Prometheus Certified Associate (PCA)
Alerting
Alertmanager Demo
In this guide, we'll walk you through configuring several alerts and receivers in Alertmanager to receive notifications via Slack. In this demonstration, both Prometheus and Alertmanager are already installed and running.
Verifying Services
Before proceeding, ensure that Alertmanager is active on its default port (9093). Run the following command:
systemctl status alertmanager
You should see an output similar to:
● alertmanager.service - Alert Manager
Loaded: loaded (/etc/systemd/system/alertmanager.service; enabled; vendor preset: enabled)

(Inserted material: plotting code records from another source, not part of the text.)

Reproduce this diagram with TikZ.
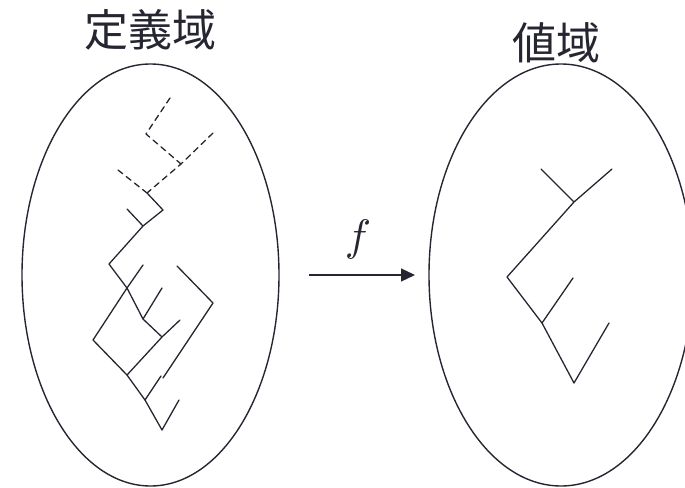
\documentclass[tikz,border=0pt]{standalone}
\usepackage{fontspec}
\setmainfont{Liberation Serif}
\newfontfamily\cjk{Noto Sans CJK JP}
\usetikzlibrary{shapes.geometric,arrows.meta}
\definecolor{ink}{RGB}{38,38,50}
\tikzset{
  setbox/.style={ellipse, draw=ink, line width=1.4pt, inner sep=0pt, minimum width=#1},
  branch/.style={draw=ink, line width=1.3pt, line cap=round, line join=round},
  dashbranch/.style={branch, dash pattern=on 6pt off 4.5pt},
  titletext/.style={text=ink, font=\cjk\fontsize{44}{50}\selectfont, inner sep=0pt},
  maptext/.style={text=ink, inner sep=0pt},
  maparrow/.style={draw=ink, line width=1.3pt, -{Triangle[length=14pt,width=13pt]}}
}
\begin{document}
\begin{tikzpicture}[x=1pt,y=-1pt]
\useasboundingbox (0,0) rectangle (685,487);
\clip (0,0) rectangle (685,487);
% sets
\node[setbox=257pt, minimum height=422pt] (dom) at (150.5,275) {};
\node[setbox=264pt, minimum height=422pt] (rng) at (561,275) {};
% titles
\node[titletext] (tdom) at (150,30) {定義域};
\node[titletext] (trng) at (556,43) {値域};
% map arrow
\coordinate (a0) at (309,275);
\coordinate (a1) at (415,275);
\draw[maparrow] (a0) -- (a1);
\node[maptext, anchor=base] (f) at (358,250) {\scalebox{4.4}{$f$}};
% left tree: dashed part
\coordinate (D1) at (170,98);
\coordinate (D2) at (146,134);
\coordinate (D3) at (181,164);
\coordinate (D4) at (213,133);
\coordinate (D5) at (118,170);
\coordinate (A) at (147,193);
\draw[dashbranch] (D1) -- (D2) -- (D3);
\draw[dashbranch] (D4) -- (D3) -- (A);
\draw[dashbranch] (D5) -- (A);
% left tree: solid part
\coordinate (B) at (163,210);
\coordinate (C) at (143,226);
\coordinate (E) at (127,209);
\coordinate (F) at (109,264);
\coordinate (G) at (127,288);
\coordinate (H) at (143,265);
\coordinate (I) at (143,319);
\coordinate (J) at (162,288);
\coordinate (K) at (162,337);
\coordinate (L) at (180,320);
\coordinate (M) at (127,375);
\coordinate (N) at (93,340);
\coordinate (O) at (145,400);
\coordinate (P) at (161,376);
\coordinate (Q) at (162,430);
\coordinate (R) at (179,400);
\coordinate (S) at (177,266);
\coordinate (T) at (213,303);
\coordinate (U) at (163,378);
\draw[branch] (A) -- (B) -- (C) -- (F) -- (G) -- (I) -- (K) -- (M) -- (O) -- (Q) -- (R);
\draw[branch] (E) -- (C);
\draw[branch] (H) -- (G);
\draw[branch] (J) -- (I);
\draw[branch] (L) -- (K);
\draw[branch] (G) -- (N) -- (M);
\draw[branch] (P) -- (O);
\draw[branch] (S) -- (T) -- (U);
% right tree
\coordinate (R1) at (541,169);
\coordinate (R2) at (574,202);
\coordinate (R3) at (612,169);
\coordinate (R4) at (507,277);
\coordinate (R5) at (542,323);
\coordinate (R6) at (573,278);
\coordinate (R7) at (574,383);
\coordinate (R8) at (609,323);
\draw[branch] (R1) -- (R2) -- (R4) -- (R5) -- (R7) -- (R8);
\draw[branch] (R3) -- (R2);
\draw[branch] (R6) -- (R5);
\end{tikzpicture}
\end{document}
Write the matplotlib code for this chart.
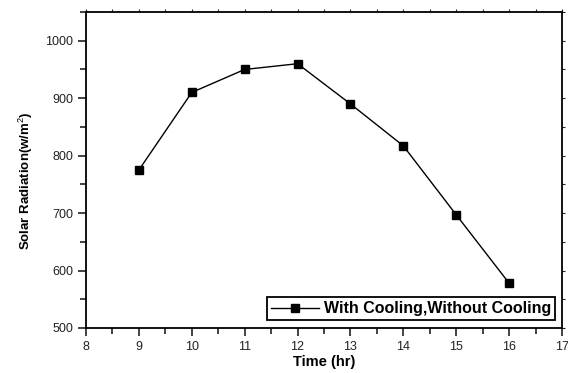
import matplotlib
matplotlib.use("Agg")
import matplotlib.pyplot as plt
from matplotlib.ticker import MultipleLocator

## values
time_hr = [9, 10, 11, 12, 13, 14, 15, 16]
radiation = [775, 910, 950, 960, 890, 817, 697, 578]

plt.rcParams['font.family'] = ['Liberation Sans', 'DejaVu Sans']
plt.rcParams['mathtext.fontset'] = 'custom'
plt.rcParams['mathtext.rm'] = 'Liberation Sans'

fig = plt.figure(figsize=(5.68, 3.73), dpi=100)
ax = fig.add_axes([86 / 568, 1 - 328 / 373, (562 - 86) / 568, (328 - 12) / 373])

ax.plot(time_hr, radiation, color='black', lw=1, marker='s', ms=5.5,
        label='With Cooling,Without Cooling')

ax.set_xlim(8, 17)
ax.set_ylim(500, 1050)
ax.xaxis.set_major_locator(MultipleLocator(1))
ax.xaxis.set_minor_locator(MultipleLocator(0.5))
ax.yaxis.set_major_locator(MultipleLocator(100))
ax.yaxis.set_minor_locator(MultipleLocator(50))
## left / bottom ticks outward, top / right only tiny marks
ax.tick_params(which='both', direction='out', labelsize=9, width=1.2,
               colors='#222222', pad=3, top=True, right=True)
ax.tick_params(which='major', length=6)
ax.tick_params(which='minor', length=4)
for spine in ax.spines.values():
    spine.set_linewidth(1.3)
for axis in (ax.xaxis, ax.yaxis):
    for tick in axis.get_major_ticks() + axis.get_minor_ticks():
        tick.tick2line.set_markersize(2)
        tick.tick2line.set_markeredgewidth(0.8)
        tick.tick2line.set_color('#777777')

ax.set_xlabel('Time (hr)', fontsize=10.5, fontweight='bold', labelpad=2)
ax.set_ylabel('Solar Radiation(w/m$^{\\mathrm{2}}$)', fontsize=9.5, fontweight='bold')
ax.yaxis.set_label_coords(-0.108, 0.465)

leg = ax.legend(loc='lower right', prop={'weight': 'bold', 'size': 11.5},
                fancybox=False, edgecolor='black', framealpha=1,
                borderpad=0.25, handlelength=3, handletextpad=0.3,
                borderaxespad=0, bbox_to_anchor=(0.985, 0.025))
leg.get_frame().set_linewidth(1.3)

fig.savefig('out.png', dpi=100)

Active: active (running) since Sun 2022-11-27 18:34:40 EST; 3min 59s ago
Main PID: 375825 (alertmanager)
Tasks: 6 (limit: 9457)
Memory: 15.1M
CPU: 270ms
CGroup: /system.slice/alertmanager.service
└─375825 /usr/local/bin/alertmanager --config.file=/etc/alertmanager/alertmanager.yml --storage.path=/var/lib/alertm
Nov 27 18:37:11 user1 alertmanager[375825]: ts=2022-11-27T23:37:11.041Z caller=dispatch.go:354 level=error component=dispatcher m
Nov 27 18:37:11 user1 alertmanager[375825]: ts=2022-11-27T23:37:11.041Z caller=notify.go:732 level=warn component=dispatcher rece
Nov 27 18:37:11 user1 alertmanager[375825]: ts=2022-11-27T23:37:11.041Z caller=notify.go:732 level=warn component=dispatcher rece
Nov 27 18:37:11 user1 alertmanager[375825]: ts=2022-11-27T23:37:11.041Z caller=dispatch.go:354 level=error component=dispatcher m
Nov 27 18:38:11 user1 alertmanager[375825]: ts=2022-11-27T23:38:11.041Z caller=dispatch.go:354 level=error component=dispatcher m
Nov 27 18:38:11 user1 alertmanager[375825]: ts=2022-11-27T23:38:11.041Z caller=dispatch.go:354 level=error component=dispatcher m
Nov 27 18:38:11 user1 alertmanager[375825]: ts=2022-11-27T23:38:11.041Z caller=notify.go:732 level=warn component=dispatcher rece
Nov 27 18:38:11 user1 alertmanager[375825]: ts=2022-11-27T23:38:11.041Z caller=notify.go:732 level=warn component=dispatcher rece
Likewise, verify that Prometheus is running by executing:
systemctl status prometheus
The expected output will be similar to:
prometheus.service - Prometheus
Loaded: loaded (/etc/systemd/system/prometheus.service; enabled; vendor preset: enabled)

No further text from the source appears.